Monday, February 3, 2014 —
I have a memory, all fuzzy around the edges, of being in a salon.
I imagine I was 4 or 5 at the time. Maybe younger. But I’m sitting there, watching a fountain outside. My mom’s under one of those alien-helmet hair-dryer things and there aren’t any coloring books.
Oh yes, and my bangs had just been cut.
That is my one and only memory of being in a salon.
So when Luna Salon and Spa in Albemarle offered to do my hair, I have to admit I was a little leary.
It’s not that they were unfriendly (on the contrary, they were quite welcoming and had very comfortable couches) but as my mom always says, we are creatures of habit.
Barring that salon trip of ancient memory (and a single ill-fated attempt by my dad), the only one who has ever cut my hair is my cosmetologist aunt.
To me haircuts are sitting at her kitchen table talking about the family and then lounging on the sofa with my cousins afterward.
Change was a looming and uncomfortable shadow.
But I’ve dealt with a lot of change this year. New job, new place, new friends.
To be honest, with my aunt now living over six hours away, it’s become a massive migraine of a headache to get my hair done.
So I said yes. Journeyed off the edge of the map.
Consider this my account of what I found.
First of all, there is still a complete lack of coloring books in salons.
However, seeing as I no longer carry any crayons around on my person, I must admit I no longer find this terribly disappointing.
Secondly, the alien-helmet hair-dryers are no more. (Or at least they have gone into deep hiding.) I was happily spared what, I am sure, is the most insidious brain washing device on the surface of the earth.
All joking aside, though, it was a rather revelatory experience.
For one, facials are actually magical spells involving massages and warm towels that are meant to lull you to sleep. (I resisted only through sheer curiosity of what would happen next).
Waxing your eyebrows is not as painful as people lead you to believe.
Oh, and apparently I have great eyelashes. (Who would have guessed?)
Even more astonishingly, though, I discovered that it is possible for a salon to be just as comfortable as your aunt’s house.
While the air didn’t smell of fresh-cooked turkey tetrazzini, it did smell of chamomile and mint and that was just as pleasant.
The shampooing chairs were just as comfortable as any sofa (with the added bonus of having auto-massagers).
The additional hand massage while my hair was getting rinsed topped thumb wrestling with my cousin.
Like my aunt, they filled me in on their family news and wanted to know more about my own.
They could take my lack of hairstyle direction (“Um, I don’t know, I just don’t want it any shorter.”) and turn it into something amazing.
But most of all, they were excited about it. Probably more excited than me at first.
They plotted out highlights, midlights and lowlights for my hair like it was a grand architectural scheme. Checked under the foils with baited breath. Grinned like the Cheshire cat when it turned out just right.

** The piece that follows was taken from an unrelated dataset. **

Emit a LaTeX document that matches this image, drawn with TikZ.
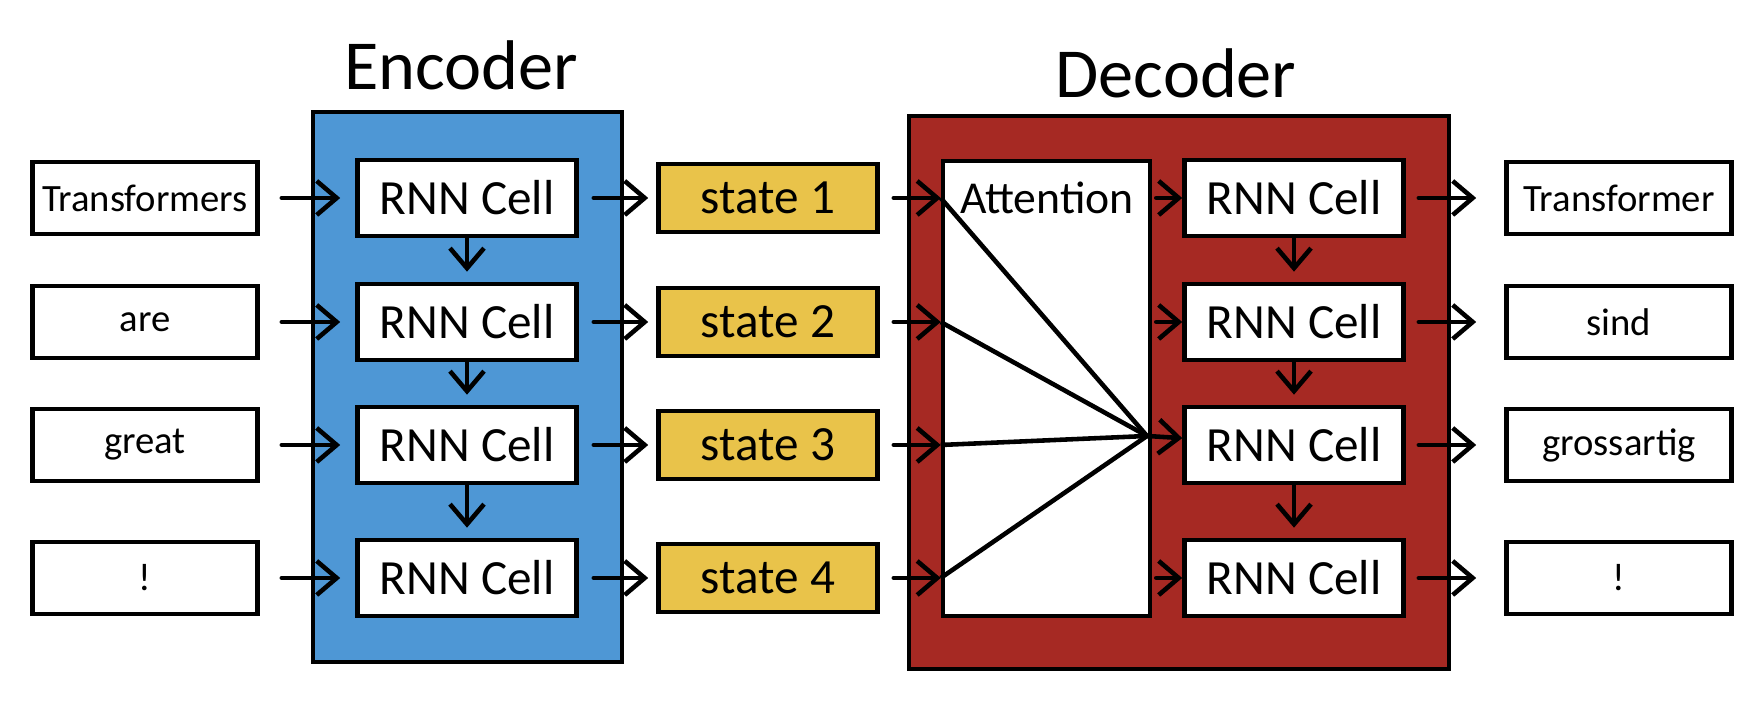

Honestly that enthusiasm was infectuous, and you know someone’s good at what they do when they can get you excited about it, too.
Which led me to another realization. The beauty industry isn’t what I thought it was.
Like many women who don’t frequent salons, I think I harbored, in the back of my mind, this notion that salons were about no more than hairspray cemented hairstyles, and plastered on make-up.
Love yourself for who you are, we say, and dismiss the beauty industry as artificiality.
But I found it wasn’t that way at all.
Forget cemented hairspray. Tatianna Garmon, head cosmotologist, was too focused on making sure my cut fell right on its own to use anymore than a couple of sprays from a can that smelled more of hibiscus than hairspray anyways.
Mary Vette, who did my facial and make-up, spent almost an hour caring for my skin and less than 10 minutes covering it with a light make-up.
They were the ones who wanted to keep my eyebrows thick and full, who noticed my “great eyelashes,” who wanted to find the right colors to compliment my hair.
It was never about covering up what I had. It was about revealing it.
And so I’ll leave you with this final thought: They must see us as nice houses.
That’s right. Nice houses. Trust me. I’ve put a lot of thought into this.
You see, if someone has a really nice house, one that they value, they cut the grass, sweep the porch, touch up any peeling paint.
They don’t let it get overgrown because, hey, it’s got great architectural lines people will recognize no matter what.
No, they keep it nice. Not as a way of bragging, but because that’s what a nice house merits.
The ladies at Luna, and probably most folks in the beauty industry, must realize it’s the same with people.
Everybody’s beautiful, they’ve got great lines, and that merits a little showcasing.
They’re just the lucky one’s that get to spruce us up.